Working with the AST

The nodes of the Abstract Syntax Tree (AST) consist of types and interfaces generated from the language grammar. See here for more information on that topic.

The following sections provide practical guides and tips for working with nodes of the AST.

Dealing with potentially incomplete AST nodes

According to the generated interfaces, properties of AST nodes are never undefined. In practice however, this is not always the case.

For example, consider the language server being confronted with an incomplete Jayvee model with syntax errors. In such cases, properties of AST nodes are in fact undefined, despite their interface definition. In the interpreter however, after lexical and syntactic analysis succeeded, it can be assumed that all AST nodes are complete (i.e. they have no undefined properties) and even that all references are resolved.

In order to avoid accessing properties of AST nodes that are potentially undefined, it is recommended to access them via the ?. operator rather than the regular . operator. Note that this might result in a conflict with the ESLint rule @typescript-eslint/no-unnecessary-condition, so it has to be disabled manually for such cases.

For disabling the rule in an entire file, place this comment below the copyright and licensing header:

/* eslint-disable @typescript-eslint/no-unnecessary-condition */

For just a single line, place this comment above that particular line:

// eslint-disable-next-line @typescript-eslint/no-unnecessary-condition

Full example

Consider an exemplary AST node A with a property x of type string. To access that property safely:

import { A } from './ast'

const astNode: A;

// eslint-disable-next-line @typescript-eslint/no-unnecessary-condition
const property: string | undefined = astNode?.x;

Usage of assertUnreachable

Most times, it is beneficial to make case distinctions exhaustive, especially when working with AST nodes, properties with a union literal type or enums. Exhaustiveness in this context means, that the TypeScript compiler is supposed to yield an error if a case distinction does not cover all possibilities.

Langium offers a function called assertUnreachable which is capable of enforcing exhaustiveness and producing compiler errors in case of violations.
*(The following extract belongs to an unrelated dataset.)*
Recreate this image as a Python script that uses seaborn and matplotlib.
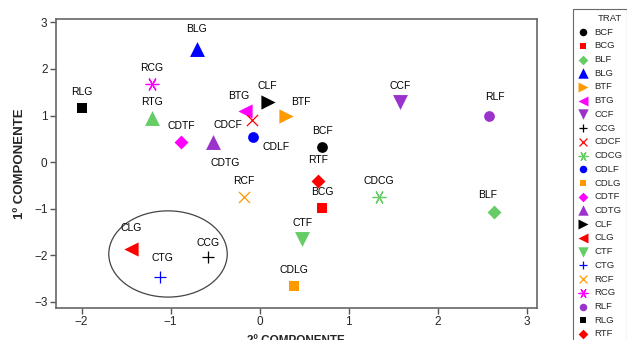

See the following examples to get an idea on how to use it in practice:

Example for an exhaustive switch statement on a union literal type

import { assertUnreachable } from 'langium';

const operator: '+' | '-';

switch(operator) {
  case '+': {
    // ...
    break;
  }
  case '-': {
    // ...
    break;
  }
  default: {
    // To ensure the switch being exhaustive on `operator`:
    assertUnreachable(operator);
  }
}

Example for an exhaustive if-elseif-else cascade using typeguards

Consider the exemplary AST nodes A, B and C and that A = B | C:

import { assertUnreachable } from 'langium';
import { A, B, isB, C, isC } from './ast'

const astNode: A;

if (isB(astNode)) {
  // `astNode` has type `B` here
} else if (isC(astNode)) {
  // `astNode` has type `C` here
} else {
  // To ensure the if-elseif-else cascade being exhaustive on `astNode`:
  assertUnreachable(astNode);
}

Usage of assert for expressing runtime expectations

During development, it may occur that a certain condition is expected to be always true at runtime. For example, an AST node being of a certain type or a property being defined. The type system of TypeScript is not always able to infer such facts, so developers may have to express these expectations explicitly in their code. Examples are type assertions or the non-null assertion operator. Their usage may be problematic in case the condition does not always hold, e.g. due to a bug in the program or a wrong expectation by the programmer. In such cases, it is hard to locate the origin and debug the program because such operations are erased in the compiled JavaScript code.

To avoid these issues, it is recommended to express such expectations as boolean expressions that are actually validated at runtime. This can be easily achieved by using the assert function. It evaluates a given boolean expression and throws an AssertionError in case it evaluates to false. After calling assert, the type system of TypeScript assumes the condition to be true and afterwards narrows types accordingly.

Here is an example of how to use it in practice:

// Import the `assert` function like this:
import { strict as assert } from 'assert';

import { A, B, isB } from './ast';

const astNode: A;
assert(isB(astNode));
// Here `astNode` has type `B`

const referenced = astNode?.reference?.ref;
assert(referenced !== undefined);
// Here `referred` is not `undefined`

AST wrapper classes

The generated interfaces for AST nodes in ast.ts are only meant to represent the AST structurally, they don't define any behavior. Also, in case of syntactic sugar, there may be different kinds of AST nodes representing the same semantic language concept.

To cope with this problem, there is the concept of an AstNodeWrapper. An AST node wrapper is capable of wrapping AST nodes that represent the same semantic language concept and adding behavior to them via custom methods. To get an impression on how this can be done in practice, please have a look at the PipeWrapper class and the AstNodeWrapper interface.